--- BEGIN Data records ---

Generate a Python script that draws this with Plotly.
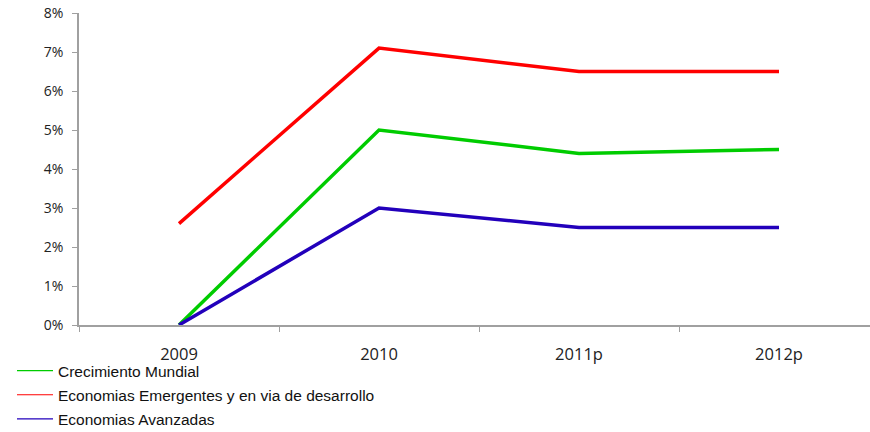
import plotly.graph_objects as go

categories = ["2009", "2010", "2011p", "2012p"]
mundial = [0.0, 0.050, 0.044, 0.045]
emergentes = [0.026, 0.071, 0.065, 0.065]
avanzadas = [0.0, 0.030, 0.025, 0.025]

names = ["Crecimiento Mundial", "Economias Emergentes y en via de desarrollo", "Economias Avanzadas"]
colors = ["#00CC00", "#FF0000", "#2200BB"]
series = [mundial, emergentes, avanzadas]

fig = go.Figure()
for name, col, vals in zip(names, colors, series):
    fig.add_trace(go.Scatter(x=categories, y=vals, mode="lines", name=name,
                             line=dict(color=col, width=3.5), showlegend=False,
                             cliponaxis=False))
for i, (name, col) in enumerate(zip(names, colors)):
    fig.add_trace(go.Scatter(x=[categories[0]], y=[None], mode="lines", name=name,
                             line=dict(color=col, width=1.2), legendgroup=f"g{i}"))

W, H = 870, 432
L, R, T, B = 79, 0, 13, 107
pw = W - L - R
ph = H - T - B

fig.update_layout(
    width=W, height=H,
    margin=dict(l=L, r=R, t=T, b=B, autoexpand=False),
    paper_bgcolor="white", plot_bgcolor="white",
    font=dict(family="Open Sans, Liberation Sans, Arial", size=14, color="#222222"),
    showlegend=True,
    legend=dict(x=(12 - L) / pw, y=(ph - (354 - T)) / ph, xanchor="left", yanchor="top",
                orientation="v", font=dict(family="Liberation Sans, Arial", size=15.5, color="#111111"),
                tracegroupgap=1, bgcolor="rgba(0,0,0,0)", itemwidth=36),
    xaxis=dict(type="category", range=[-0.5, -0.5 + pw / 200.0],
               showgrid=False, showline=True, linecolor="#A0A0A0", linewidth=1.5,
               ticks="outside", tickson="boundaries", ticklen=5, tickcolor="#A0A0A0",
               ticklabelstandoff=13, tickfont=dict(size=16.5)),
    yaxis=dict(range=[0, 0.08], dtick=0.01, tickformat=".0%",
               showgrid=False, showline=True, linecolor="#A0A0A0", linewidth=1.5,
               ticks="outside", ticklen=5, tickcolor="#A0A0A0", zeroline=False,
               ticklabelstandoff=6, tickfont=dict(size=14)),
)

fig.write_html("out.html", post_script="document.body.style.margin='0';",
               config={"displayModeBar": False})
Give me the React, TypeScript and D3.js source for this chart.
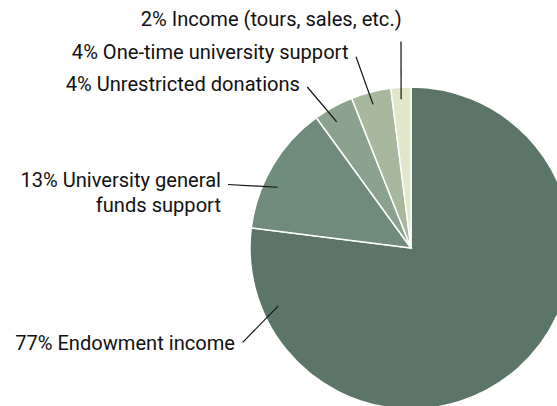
import React from "react";
import * as d3 from "d3";

const categories = [
  "Endowment income",
  "University general funds support",
  "Unrestricted donations",
  "One-time university support",
  "Income (tours, sales, etc.)",
];
const values = [77, 13, 4, 4, 2];
const labelLines = [
  ["77% Endowment income"],
  ["13% University general", "funds support"],
  ["4% Unrestricted donations"],
  ["4% One-time university support"],
  ["2% Income (tours, sales, etc.)"],
];
const colors = ["#5b7668", "#6f8b7c", "#8aa28e", "#a7b89c", "#e1e7c9"];

// layout (label anchor, leader start, leader end in polar coords)
const layout = [
  { tx: 235, ty: 350, lx: 242.7, ly: 342.3, ang: 246.4, rad: 145 },
  { tx: 221, ty: 187, lx: 228, ly: 184.5, ang: 294.5, rad: 146.5 },
  { tx: 300, ty: 90.5, lx: 307.3, ly: 87, ang: 329.5, rad: 146.3 },
  { tx: 348.5, ty: 58.5, lx: 356, ly: 56.7, ang: 345.2, rad: 148.6 },
  { tx: 401.7, ty: 26, lx: 401, ly: 41.5, ang: 356.2, rad: 149 },
];

const W = 557;
const H = 406;
const cx = 411;
const cy = 248;
const R = 161;

export default function App() {
  const pie = d3
    .pie<number>()
    .sort(null)
    .value((d) => d);
  const arcs = pie(values);
  const arcGen = d3
    .arc<d3.PieArcDatum<number>>()
    .innerRadius(0)
    .outerRadius(R);

  return (
    <svg
      width={W}
      height={H}
      style={{ position: "absolute", left: 0, top: 0, background: "#fff" }}
      fontFamily="Roboto, 'Liberation Sans', Arial, sans-serif"
    >
      <g transform={`translate(${cx},${cy})`}>
        {arcs.map((a, i) => (
          <path
            key={categories[i]}
            d={arcGen(a) || ""}
            fill={colors[i]}
            stroke="#fff"
            strokeWidth={1.5}
            strokeLinejoin="miter"
          />
        ))}
      </g>
      {layout.map((l, i) => {
        const a = (l.ang * Math.PI) / 180;
        const ex = cx + l.rad * Math.sin(a);
        const ey = cy - l.rad * Math.cos(a);
        return (
          <g key={categories[i]}>
            <line x1={l.lx} y1={l.ly} x2={ex} y2={ey} stroke="#111" strokeWidth={1.2} />
            <text x={l.tx} y={l.ty} textAnchor="end" fontSize={20.1} fill="#111">
              {labelLines[i].map((t, j) => (
                <tspan key={j} x={l.tx} dy={j === 0 ? 0 : 25}>
                  {t}
                </tspan>
              ))}
            </text>
          </g>
        );
      })}
    </svg>
  );
}
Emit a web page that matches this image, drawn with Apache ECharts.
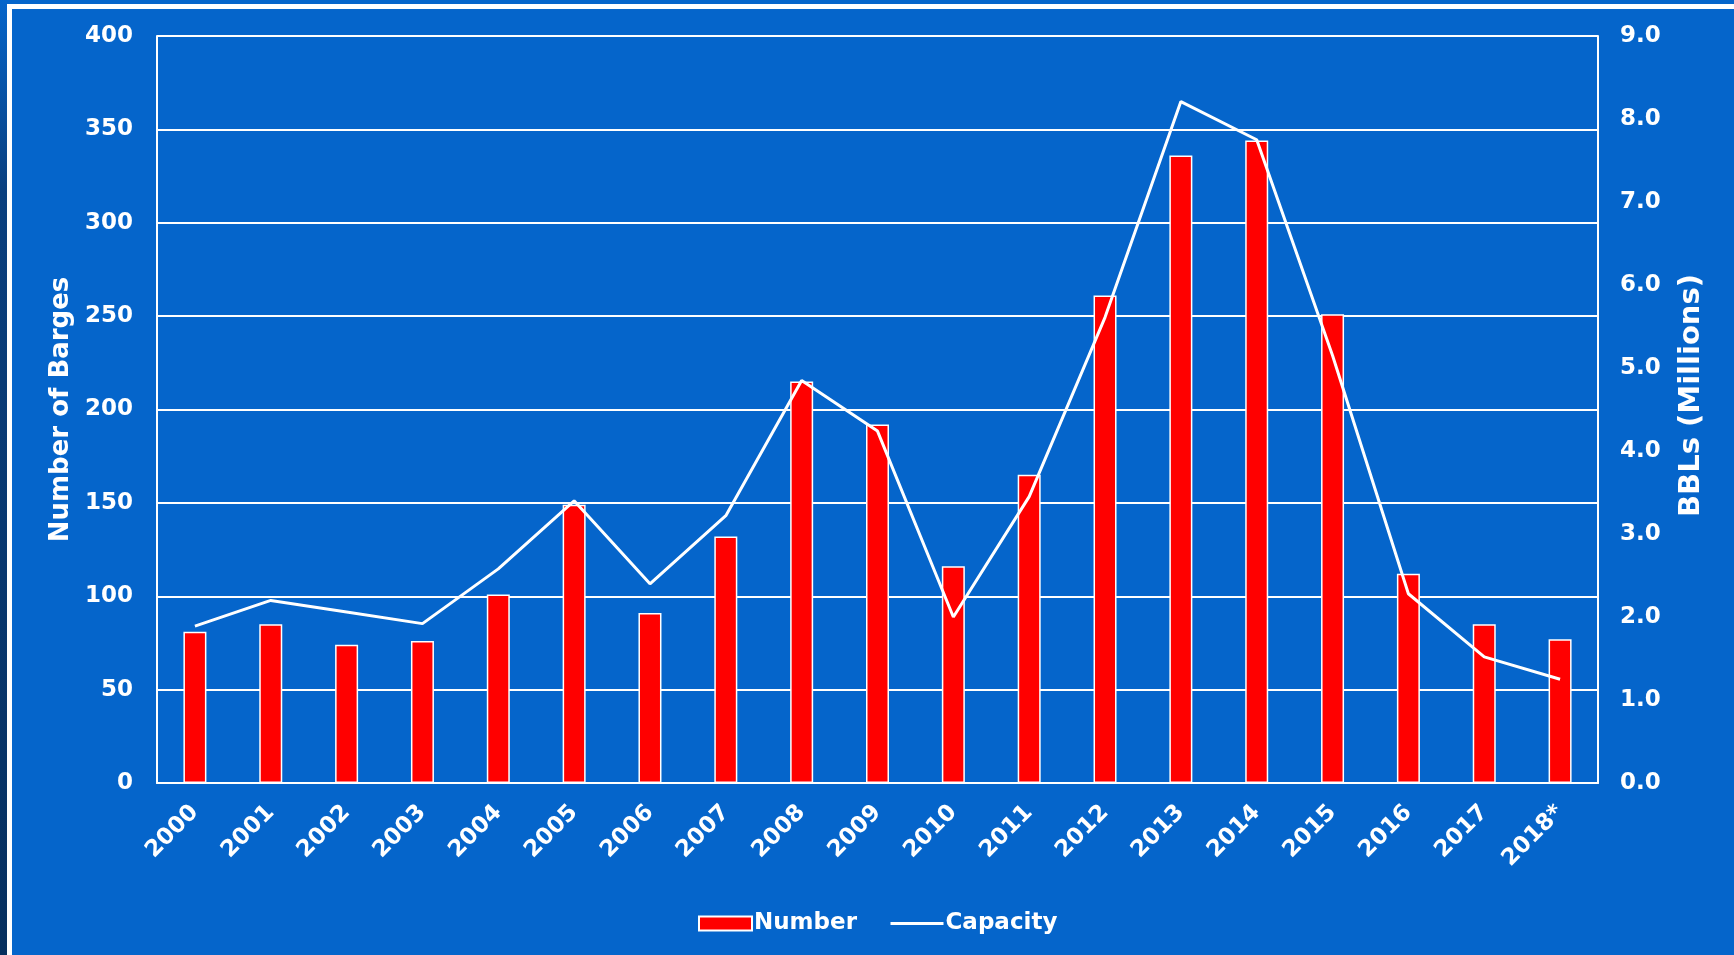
<!DOCTYPE html>
<html>
<head>
<meta charset="utf-8">
<script src="https://cdn.jsdelivr.net/npm/echarts@6/dist/echarts.min.js"></script>
<style>
html,body{margin:0;padding:0;background:#0565CB;}
#chart{width:1734px;height:955px;}
</style>
</head>
<body>
<div id="chart"></div>
<script>
const categories = ['2000','2001','2002','2003','2004','2005','2006','2007','2008','2009','2010','2011','2012','2013','2014','2015','2016','2017','2018*'];
const numberOfBarges = [81, 85, 74, 76, 101, 149, 91, 132, 215, 192, 116, 165, 261, 336, 344, 251, 112, 85, 77];
const capacityMillions = [1.89, 2.20, 2.06, 1.92, 2.58, 3.40, 2.40, 3.22, 4.85, 4.24, 2.00, 3.45, 5.61, 8.21, 7.75, 5.15, 2.28, 1.52, 1.25];
const leftAxisName = 'Number of Barges';
const rightAxisName = 'BBLs (Millions)';
const seriesNames = ['Number', 'Capacity'];

const FONT = '"DejaVu Sans", Verdana, sans-serif';
const chart = echarts.init(document.getElementById('chart'), null, {renderer: 'canvas'});
chart.setOption({
  backgroundColor: '#0565CB',
  animation: false,
  textStyle: {fontFamily: FONT, fontWeight: 'bold', color: '#fff'},
  graphic: [
    {type: 'rect', z: -1, shape: {x: 0, y: 0, width: 7, height: 955},
     style: {fill: new echarts.graphic.LinearGradient(0, 0, 0, 1, [
       {offset: 0, color: '#0565CB'}, {offset: 0.2, color: '#0A3F7E'}, {offset: 1, color: '#062F5E'}])}},
    {type: 'rect', z: -1, shape: {x: 9.5, y: 6.5, width: 2000, height: 2000},
     style: {fill: 'none', stroke: '#ffffff', lineWidth: 5}}
  ],
  grid: {left: 157, right: 136, top: 36, bottom: 172, containLabel: false},
  legend: {
    left: 693, top: 907,
    itemWidth: 53, itemHeight: 14, itemGap: 32,
    textStyle: {color: '#fff', fontSize: 23, fontWeight: 'bold', fontFamily: FONT, padding: [0, 0, 0, -3]},
    data: [
      {name: seriesNames[0], icon: 'rect'},
      {name: seriesNames[1], itemStyle: {opacity: 0, color: 'transparent', borderWidth: 0}, lineStyle: {color: '#ffffff', width: 3}}
    ]
  },
  xAxis: {
    type: 'category', data: categories,
    axisLine: {show: true, lineStyle: {color: '#fff', width: 2}},
    axisTick: {show: false},
    axisLabel: {rotate: 45, margin: 26, color: '#fff', fontSize: 23, fontWeight: 'bold', fontFamily: FONT, interval: 0}
  },
  yAxis: [
    {
      type: 'value', min: 0, max: 400, interval: 50,
      name: leftAxisName, nameLocation: 'middle', nameGap: 82, nameRotate: 90,
      nameTextStyle: {color: '#fff', fontSize: 26, fontWeight: 'bold', fontFamily: FONT},
      axisLine: {show: true, lineStyle: {color: '#fff', width: 2}},
      axisTick: {show: false},
      axisLabel: {margin: 24, color: '#fff', fontSize: 23, fontWeight: 'bold', fontFamily: FONT},
      splitLine: {show: true, lineStyle: {color: '#fff', width: 2}}
    },
    {
      type: 'value', min: 0, max: 9, interval: 1,
      name: rightAxisName, nameLocation: 'middle', nameGap: 79, nameRotate: 90,
      nameTextStyle: {color: '#fff', fontSize: 29, fontWeight: 'bold', fontFamily: FONT, padding: [0, 0, 0, 28]},
      axisLine: {show: true, lineStyle: {color: '#fff', width: 2}},
      axisTick: {show: false},
      axisLabel: {margin: 22, color: '#fff', fontSize: 23, fontWeight: 'bold', fontFamily: FONT,
        formatter: v => v.toFixed(1)},
      splitLine: {show: false}
    }
  ],
  series: [
    {
      name: seriesNames[0], type: 'bar', data: numberOfBarges, barWidth: 23,
      itemStyle: {color: '#FF0000', borderColor: '#ffffff', borderWidth: 1.5}
    },
    {
      name: seriesNames[1], type: 'line', yAxisIndex: 1, data: capacityMillions,
      showSymbol: false, symbol: 'none',
      lineStyle: {color: '#ffffff', width: 3},
      itemStyle: {color: '#ffffff'},
      z: 5
    }
  ]
});
</script>
</body>
</html>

--- END Data records ---

▸ **Set task**
Write out each line of the listing above, exactly, from its first line to the line holding "series = [mundial, emergentes, avanzadas]", inclusive. Skip the pictures.

▸ **Answer in full**
Generate a Python script that draws this with Plotly.
import plotly.graph_objects as go

categories = ["2009", "2010", "2011p", "2012p"]
mundial = [0.0, 0.050, 0.044, 0.045]
emergentes = [0.026, 0.071, 0.065, 0.065]
avanzadas = [0.0, 0.030, 0.025, 0.025]

names = ["Crecimiento Mundial", "Economias Emergentes y en via de desarrollo", "Economias Avanzadas"]
colors = ["#00CC00", "#FF0000", "#2200BB"]
series = [mundial, emergentes, avanzadas]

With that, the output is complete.